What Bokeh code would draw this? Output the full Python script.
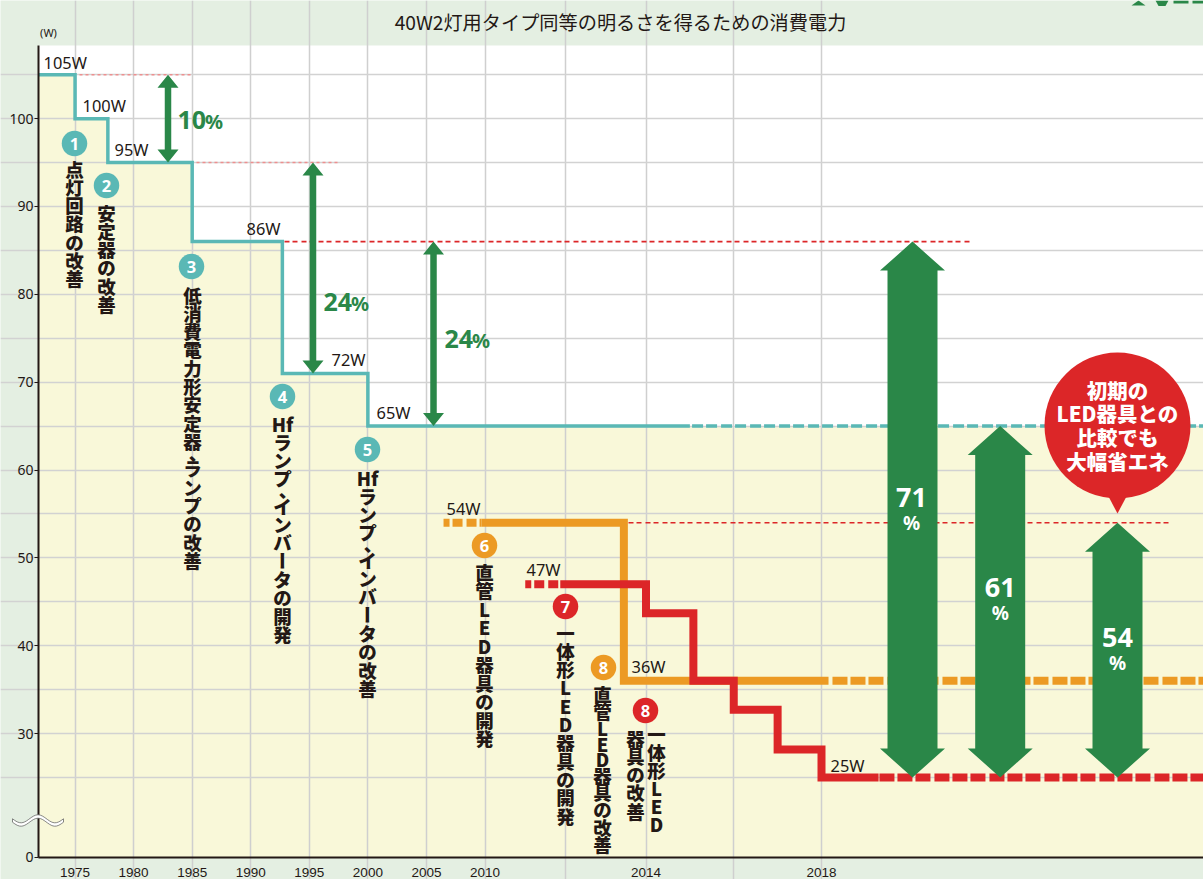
import re
import numpy as np
from bokeh.plotting import figure
from bokeh.models import Range1d, FixedTicker
from bokeh.core.properties import value
from bokeh.embed import file_html
from bokeh.resources import INLINE

# ---------- data ----------
TITLE = "40W2灯用タイプ同等の明るさを得るための消費電力"
X_LABEL_YEARS = [1975, 1980, 1985, 1990, 1995, 2000, 2005, 2010, 2014, 2018]
X_GRID_YEARS = [1975, 1980, 1985, 1990, 1995, 2000, 2005, 2010, 2012, 2014, 2016, 2018]
Y_TICKS = [30, 40, 50, 60, 70, 80, 90, 100]
Y_GRID = [25, 30, 35, 40, 45, 50, 55, 60, 65, 70, 75, 80, 85, 90, 95, 100, 105]

teal_years = [1971.9, 1975.0, 1977.8, 1985.0, 1992.7, 2000.0, 2015.0]
teal_watts = [105, 100, 95, 86, 71, 65, 65]
teal_dash_years = [2015.05, 2026.7]
teal_dash_watts = [65, 65]

orange_years = [2009.7, 2013.45, 2013.45, 2018.16]
orange_watts = [54, 54, 36, 36]
orange_left_years = [2006.46, 2009.7]
orange_right_years = [2018.25, 2026.7]

red_years = [2011.87, 2014.0, 2014.0, 2015.08, 2015.08, 2016.0, 2016.0, 2017.0, 2017.0, 2018.0, 2018.0, 2019.3]
red_watts = [47, 47, 43.7, 43.7, 36, 36, 32.7, 32.7, 28.2, 28.2, 25, 25]
red_left_years = [2011.0, 2011.87]
red_right_years = [2019.32, 2026.7]

# ---------- scales ----------
PX_PER_W = 8.785
BREAK_W = 15.894
TOP_W = 108.33
YEAR_KNOTS = [1970.0, 2010.0, 2014.0, 2018.0, 2030.0]
YEAR_PX = [16.0, 484.5, 645.5, 821.0, 1347.8]
LEFT, RIGHT = 38, 1203
CANVAS_W, CANVAS_H = 1203, 879
OX, OY = 0, 0


def xp(years):
    return np.round(np.interp(years, YEAR_KNOTS, YEAR_PX), 2)


def yp(py):
    return 25 + (777 - np.asarray(py, dtype=float)) / PX_PER_W


p = figure(width=CANVAS_W, height=CANVAS_H, output_backend="svg", toolbar_location=None,
           x_range=Range1d(OX, OX + CANVAS_W), y_range=Range1d(float(yp(OY + CANVAS_H)), float(yp(OY))),
           min_border_left=0, min_border_right=0, min_border_top=0, min_border_bottom=0,
           background_fill_color="#e4efe2", border_fill_color="#e4efe2",
           outline_line_color=None)

# plot area
p.quad(left=[LEFT], right=[RIGHT], bottom=[BREAK_W], top=[TOP_W], fill_color="#ffffff", line_color=None, level="image")

# axes
INK = "#231815"
ax = p.xaxis[0]
ax.fixed_location = BREAK_W
ax.bounds = (LEFT, RIGHT)
ax.ticker = FixedTicker(ticks=[float(xp(y)) for y in X_LABEL_YEARS])
ax.major_label_overrides = {float(xp(y)): str(y) for y in X_LABEL_YEARS}
ax.major_tick_line_color = None
ax.minor_tick_line_color = None
ax.axis_line_color = INK
ax.axis_line_width = 2
ax.major_label_text_font = "Liberation Sans"
ax.major_label_text_font_size = "13.5px"
ax.major_label_text_color = INK
ax.major_label_standoff = 5

ay = p.yaxis[0]
ay.fixed_location = LEFT
ay.bounds = (BREAK_W, TOP_W)
ay.ticker = FixedTicker(ticks=[BREAK_W] + Y_TICKS)
ay.major_label_overrides = {BREAK_W: "0"}
ay.minor_tick_line_color = None
ay.major_tick_in = 0
ay.major_tick_out = 4
ay.major_tick_line_color = INK
ay.axis_line_color = INK
ay.axis_line_width = 2
ay.major_label_text_font = "Noto Sans"
ay.major_label_text_font_size = "14px"
ay.major_label_text_color = INK
ay.major_label_standoff = 1

p.xgrid.ticker = FixedTicker(ticks=[float(xp(y)) for y in X_GRID_YEARS])
p.ygrid.ticker = FixedTicker(ticks=Y_GRID)
p.xgrid.bounds = (BREAK_W, TOP_W)
p.ygrid.bounds = (LEFT, RIGHT)
p.xgrid.grid_line_color = "#cfcfcf"
p.ygrid.grid_line_color = "#d2d2d2"
p.xgrid.grid_line_width = 1.5
p.ygrid.grid_line_width = 1.5

# yellow area below the teal line
area_x = xp(teal_years + [2026.7])
area_y = teal_watts + [65]
p.varea_step(x=area_x, y1=[BREAK_W] * len(area_x), y2=area_y, step_mode="after",
             fill_color="#f9f8d9", level="image")

TEAL, ORANGE, RED, GREEN = "#5ab8b5", "#ec9a24", "#dc2628", "#2a8748"

# thin red dashed reference lines
for x0, x1, w, col, lw, dash in [
    (79, 191.5, 105, "#ee8f8f", 1.4, "3 3"),
    (196, 338, 95, "#ee8f8f", 1.4, "3 3"),
    (284, 970, 86, RED, 1.6, "5 3 5 4"),
    (628, 1172, 54, RED, 1.6, "5 3 5 4"),
]:
    p.line([x0, x1], [w, w], line_color=col, line_width=lw, line_dash=dash)

# teal steps
p.step(xp(teal_years), teal_watts, mode="after", line_color=TEAL, line_width=3.5, line_join="miter")
p.line(xp(teal_dash_years), teal_dash_watts, line_color=TEAL, line_width=3.5, line_dash="11 3 11 4")

# orange
p.line(xp(orange_years), orange_watts, line_color=ORANGE, line_width=8, line_join="miter")
p.line(xp(orange_left_years), [54, 54], line_color=ORANGE, line_width=8, line_dash="10 3 10 4", line_dash_offset=4)
p.line(xp(orange_right_years), [36, 36], line_color=ORANGE, line_width=8, line_dash="15 3 15 3 15 4")

# red
p.line(xp(red_years), red_watts, line_color=RED, line_width=8, line_join="miter")
p.line(xp(red_left_years), [47, 47], line_color=RED, line_width=8, line_dash="10 3 10 4", line_dash_offset=4)
p.line(xp(red_right_years), [25, 25], line_color=RED, line_width=8, line_dash="15 3 15 3 15 4")


# arrows
def arrow(xc, w_low, w_high, shaft, head_w, head_h):
    h = head_h / PX_PER_W
    s, b = shaft / 2, head_w / 2
    xs = [xc, xc + b, xc + s, xc + s, xc + b, xc, xc - b, xc - s, xc - s, xc - b]
    ys = [w_high, w_high - h, w_high - h, w_low + h, w_low + h, w_low, w_low + h, w_low + h, w_high - h, w_high - h]
    p.patch(xs, ys, fill_color=GREEN, line_color=None)


arrow(167.5, 95, 105, 6.5, 21, 13)
arrow(312.5, 71, 95, 6.5, 21, 13)
arrow(433, 65, 86, 6.5, 21, 13)
arrow(912, 25, 86, 50, 65, 29)
arrow(999.7, 25, 65, 50, 65, 29)
arrow(1117, 25, 54, 50, 65, 29)


def txt(x, py, s, size, color=INK, font="Noto Sans", bold=False, align="left"):
    p.text([x], [float(yp(py))], text=[s], text_font=value(font),
           text_font_size=value(f"{size}px"), text_color=color,
           text_font_style="bold" if bold else "normal",
           text_align=align, text_baseline="middle")


# title and unit
txt(620, 21, TITLE, 19.2, font="Noto Sans CJK JP", align="center")
txt(48, 32, "(W)", 11, align="center")

# percentages
for x, py, s in [(177, 119, "10"), (323, 301, "24"), (444, 338, "24")]:
    txt(x, py, s, 25, GREEN, bold=True)
    txt(x + 27.5, py + 2, "%", 20, GREEN, bold=True)
for xc, py, s in [(911, 497, "71"), (999.7, 587, "61"), (1117, 637, "54")]:
    txt(xc, py, s, 27, "#ffffff", bold=True, align="center")
    txt(xc, py + 25, "%", 19, "#ffffff", bold=True, align="center")

# value labels
for x, py, s in [(43, 62, "105W"), (82, 105, "100W"), (114, 149, "95W"), (246, 228, "86W"),
                 (331, 359, "72W"), (376, 412, "65W"), (446, 508, "54W"), (526, 569, "47W"),
                 (631, 666, "36W"), (830, 765, "25W")]:
    txt(x, py, s, 16.4)

# numbered badges
for x, py, s, col in [(74, 143, "1", TEAL), (106, 185, "2", TEAL), (191, 266, "3", TEAL),
                      (282, 396, "4", TEAL), (367, 449, "5", TEAL), (484, 545, "6", ORANGE),
                      (565, 606, "7", RED), (603, 667, "8", ORANGE), (645, 710, "8", RED)]:
    p.scatter([x], [float(yp(py))], size=25.5, fill_color=col, line_color=None)
    txt(x, py, s, 16.5, "#ffffff", bold=True, align="center")

VFONT = "Noto Sans CJK JP Black"


# vertical captions, one glyph at a time
def vtext(x, py, s, step=18.3, latin_step=None, size=18.5):
    latin_step = latin_step or step
    y = py
    for tok in re.findall(r"Hf|.", s):
        if tok == "、":
            y -= step * 0.1
            p.text([x + size * 0.3], [float(yp(y - size * 0.3))], text=[tok],
                   text_font=value(VFONT), text_font_size=value(f"{size}px"),
                   text_color=INK, text_font_style="bold", text_align="center", text_baseline="middle")
            y += step * 0.6
            continue
        ang = -np.pi / 2 if tok == "ー" else 0
        p.text([x], [float(yp(y))], text=[tok], angle=ang,
               text_font=value(VFONT), text_font_size=value(f"{size}px"),
               text_color=INK, text_font_style="bold",
               text_align="center", text_baseline="middle")
        y += latin_step if tok in "LED" else step


vtext(74, 168, "点灯回路の改善")
vtext(106, 212, "安定器の改善")
vtext(192, 294, "低消費電力形安定器、ランプの改善")
vtext(282, 423, "Hfランプ、インバータの開発")
vtext(367, 477, "Hfランプ、インバータの改善")
vtext(484, 571, "直管LED器具の開発", step=18.5)
vtext(565, 632, "一体形LED器具の開発")
vtext(602, 693, "直管LED器具の改善", step=17.3, latin_step=15.5)
vtext(656, 733, "一体形LED", step=18)
vtext(635, 737, "器具の改善")

# red bubble
p.circle(x=[1117], y=[float(yp(425))], radius=73, fill_color=RED, line_color=None)
p.patch([1108, 1117, 1126], [float(yp(496)), float(yp(513)), float(yp(496))], fill_color=RED, line_color=None)
for py, s in [(389, "初期の"), (412, "LED器具との"), (436, "比較でも"), (460, "大幅省エネ")]:
    txt(1117, py, s, 20.5, "#ffffff", font=VFONT, bold=True, align="center")

# axis break wave (a decoration, in front of the axis line)
wx = np.linspace(12, 63, 30)
wy = 820 + 4 * np.sin((wx - 12) / 51 * 3 * np.pi)
p.patch(list(wx) + list(wx[::-1]), list(yp(wy - 1.7)) + list(yp(wy[::-1] + 1.7)),
        fill_color="#ffffff", line_color="#555555", line_width=0.7, level="annotation")

# cropped logo at the top edge
for xs, ys in [([1131, 1138, 1145], [5, 0, 5]), ([1155, 1168, 1165, 1158], [0, 0, 5.5, 5.5]),
               ([1173, 1188, 1188, 1173], [0, 0, 3, 3]), ([1192, 1203, 1203, 1192], [0, 0, 3, 3])]:
    p.patch(xs, list(yp(ys)), fill_color=GREEN, line_color=None)

open("out.html", "w").write(file_html(p, INLINE))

» Work to do: Repeat the lines above, starting at the first and stopping after the line that holds "from bokeh.resources import INLINE", with the pictures left out.

» Finished task:
What Bokeh code would draw this? Output the full Python script.
import re
import numpy as np
from bokeh.plotting import figure
from bokeh.models import Range1d, FixedTicker
from bokeh.core.properties import value
from bokeh.embed import file_html
from bokeh.resources import INLINE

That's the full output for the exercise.